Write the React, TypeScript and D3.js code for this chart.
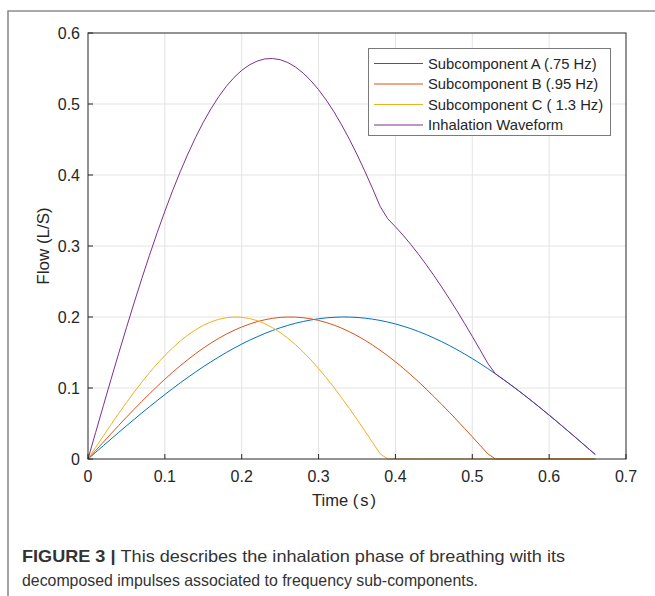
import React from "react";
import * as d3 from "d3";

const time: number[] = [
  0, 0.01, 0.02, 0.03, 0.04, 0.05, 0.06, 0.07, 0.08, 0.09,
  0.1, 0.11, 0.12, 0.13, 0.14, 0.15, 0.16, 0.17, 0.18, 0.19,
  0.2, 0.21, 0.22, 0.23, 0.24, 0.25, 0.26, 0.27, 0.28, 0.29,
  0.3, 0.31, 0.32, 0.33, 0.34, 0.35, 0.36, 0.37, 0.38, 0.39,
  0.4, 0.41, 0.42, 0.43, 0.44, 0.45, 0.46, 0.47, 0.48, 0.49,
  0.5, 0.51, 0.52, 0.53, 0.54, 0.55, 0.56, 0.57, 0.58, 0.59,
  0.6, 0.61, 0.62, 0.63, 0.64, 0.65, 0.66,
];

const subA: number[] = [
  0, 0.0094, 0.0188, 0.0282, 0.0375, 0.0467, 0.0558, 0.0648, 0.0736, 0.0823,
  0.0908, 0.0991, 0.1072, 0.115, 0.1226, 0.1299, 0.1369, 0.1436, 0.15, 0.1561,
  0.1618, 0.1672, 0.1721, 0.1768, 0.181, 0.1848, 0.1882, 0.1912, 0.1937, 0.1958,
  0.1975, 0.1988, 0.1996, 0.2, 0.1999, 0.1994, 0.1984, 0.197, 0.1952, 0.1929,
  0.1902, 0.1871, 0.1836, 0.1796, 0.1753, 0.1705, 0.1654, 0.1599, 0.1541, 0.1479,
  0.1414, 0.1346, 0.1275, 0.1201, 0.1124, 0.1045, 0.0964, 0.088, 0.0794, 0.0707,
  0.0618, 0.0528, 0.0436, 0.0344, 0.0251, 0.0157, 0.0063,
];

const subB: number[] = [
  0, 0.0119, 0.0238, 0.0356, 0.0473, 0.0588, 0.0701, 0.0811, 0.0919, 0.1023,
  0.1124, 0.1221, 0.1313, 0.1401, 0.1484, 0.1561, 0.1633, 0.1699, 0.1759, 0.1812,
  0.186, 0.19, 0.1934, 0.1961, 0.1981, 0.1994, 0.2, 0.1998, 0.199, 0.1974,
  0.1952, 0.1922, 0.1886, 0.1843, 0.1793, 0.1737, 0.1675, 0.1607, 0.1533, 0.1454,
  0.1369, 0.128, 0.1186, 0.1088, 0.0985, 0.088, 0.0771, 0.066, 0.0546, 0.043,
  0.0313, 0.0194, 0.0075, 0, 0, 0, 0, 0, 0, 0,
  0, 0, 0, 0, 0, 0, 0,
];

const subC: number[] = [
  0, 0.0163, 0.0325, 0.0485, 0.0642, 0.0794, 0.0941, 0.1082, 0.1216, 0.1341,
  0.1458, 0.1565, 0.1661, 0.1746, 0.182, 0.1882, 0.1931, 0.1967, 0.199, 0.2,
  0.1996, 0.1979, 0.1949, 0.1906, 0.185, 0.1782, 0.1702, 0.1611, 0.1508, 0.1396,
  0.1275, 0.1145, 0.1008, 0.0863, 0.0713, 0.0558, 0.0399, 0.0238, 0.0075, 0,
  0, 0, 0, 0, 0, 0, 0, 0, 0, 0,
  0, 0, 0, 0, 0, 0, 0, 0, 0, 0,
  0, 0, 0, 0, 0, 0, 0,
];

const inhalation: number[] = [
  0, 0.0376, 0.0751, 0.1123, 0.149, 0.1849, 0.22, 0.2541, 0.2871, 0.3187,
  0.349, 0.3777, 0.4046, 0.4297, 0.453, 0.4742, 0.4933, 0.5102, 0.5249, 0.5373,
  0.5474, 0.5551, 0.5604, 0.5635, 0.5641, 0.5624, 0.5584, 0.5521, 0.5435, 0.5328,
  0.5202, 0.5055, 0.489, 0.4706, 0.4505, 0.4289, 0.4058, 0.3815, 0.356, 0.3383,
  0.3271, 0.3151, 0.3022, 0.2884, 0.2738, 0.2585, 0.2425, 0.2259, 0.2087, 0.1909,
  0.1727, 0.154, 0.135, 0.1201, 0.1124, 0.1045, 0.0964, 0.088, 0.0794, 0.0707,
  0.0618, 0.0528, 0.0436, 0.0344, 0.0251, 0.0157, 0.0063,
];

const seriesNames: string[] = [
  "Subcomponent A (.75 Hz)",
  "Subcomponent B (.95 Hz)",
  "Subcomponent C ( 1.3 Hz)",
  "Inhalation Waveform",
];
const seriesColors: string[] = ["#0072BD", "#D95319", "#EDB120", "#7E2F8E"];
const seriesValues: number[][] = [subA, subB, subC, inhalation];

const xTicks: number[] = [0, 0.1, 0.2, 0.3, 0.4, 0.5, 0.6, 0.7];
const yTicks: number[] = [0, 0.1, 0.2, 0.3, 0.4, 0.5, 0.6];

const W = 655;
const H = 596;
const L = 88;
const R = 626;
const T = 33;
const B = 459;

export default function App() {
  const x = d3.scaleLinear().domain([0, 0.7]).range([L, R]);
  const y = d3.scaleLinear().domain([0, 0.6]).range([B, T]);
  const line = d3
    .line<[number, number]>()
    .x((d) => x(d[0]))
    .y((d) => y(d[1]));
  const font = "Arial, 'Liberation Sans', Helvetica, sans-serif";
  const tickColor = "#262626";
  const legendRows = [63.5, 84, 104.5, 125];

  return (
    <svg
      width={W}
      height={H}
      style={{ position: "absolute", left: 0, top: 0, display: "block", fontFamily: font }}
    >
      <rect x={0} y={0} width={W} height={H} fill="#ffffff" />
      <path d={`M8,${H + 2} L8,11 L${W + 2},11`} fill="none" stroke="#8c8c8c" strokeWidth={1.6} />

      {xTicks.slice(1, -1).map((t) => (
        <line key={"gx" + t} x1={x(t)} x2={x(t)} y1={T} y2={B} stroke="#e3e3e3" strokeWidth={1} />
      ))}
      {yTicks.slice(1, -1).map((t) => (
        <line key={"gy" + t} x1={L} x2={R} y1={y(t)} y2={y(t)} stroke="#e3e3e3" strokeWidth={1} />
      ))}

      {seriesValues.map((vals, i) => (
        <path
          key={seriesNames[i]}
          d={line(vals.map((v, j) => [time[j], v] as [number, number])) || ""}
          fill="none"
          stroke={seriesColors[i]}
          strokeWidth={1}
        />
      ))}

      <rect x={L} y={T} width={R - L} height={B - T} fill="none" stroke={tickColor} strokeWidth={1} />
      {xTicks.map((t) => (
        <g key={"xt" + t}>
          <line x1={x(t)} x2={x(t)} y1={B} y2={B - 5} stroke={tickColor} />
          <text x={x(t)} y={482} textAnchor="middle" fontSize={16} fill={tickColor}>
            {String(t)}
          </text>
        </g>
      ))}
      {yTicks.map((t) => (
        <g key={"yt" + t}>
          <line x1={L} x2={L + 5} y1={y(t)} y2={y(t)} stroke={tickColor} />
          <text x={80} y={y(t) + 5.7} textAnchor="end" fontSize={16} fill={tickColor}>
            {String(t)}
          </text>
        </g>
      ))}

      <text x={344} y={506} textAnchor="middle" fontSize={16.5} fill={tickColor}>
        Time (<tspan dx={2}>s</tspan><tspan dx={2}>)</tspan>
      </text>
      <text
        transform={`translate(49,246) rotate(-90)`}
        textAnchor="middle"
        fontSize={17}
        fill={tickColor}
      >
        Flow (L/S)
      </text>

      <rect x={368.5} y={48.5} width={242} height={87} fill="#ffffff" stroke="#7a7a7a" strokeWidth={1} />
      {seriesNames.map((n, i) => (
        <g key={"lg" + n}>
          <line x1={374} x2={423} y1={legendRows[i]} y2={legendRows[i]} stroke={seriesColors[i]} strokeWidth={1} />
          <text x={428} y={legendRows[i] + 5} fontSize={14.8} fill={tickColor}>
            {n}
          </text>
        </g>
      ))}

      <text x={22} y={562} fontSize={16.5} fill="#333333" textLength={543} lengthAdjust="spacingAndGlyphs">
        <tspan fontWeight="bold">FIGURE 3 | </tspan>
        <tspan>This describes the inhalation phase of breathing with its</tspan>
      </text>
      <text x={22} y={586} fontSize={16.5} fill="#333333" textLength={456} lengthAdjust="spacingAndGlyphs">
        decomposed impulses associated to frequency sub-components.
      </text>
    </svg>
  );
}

_What you are asked to do:_
Write out the lines from the start of the material to the line with "import * as", inclusive and exactly. Skip the pictures.

_Answer for the task:_
Write the React, TypeScript and D3.js code for this chart.
import React from "react";
import * as d3 from "d3";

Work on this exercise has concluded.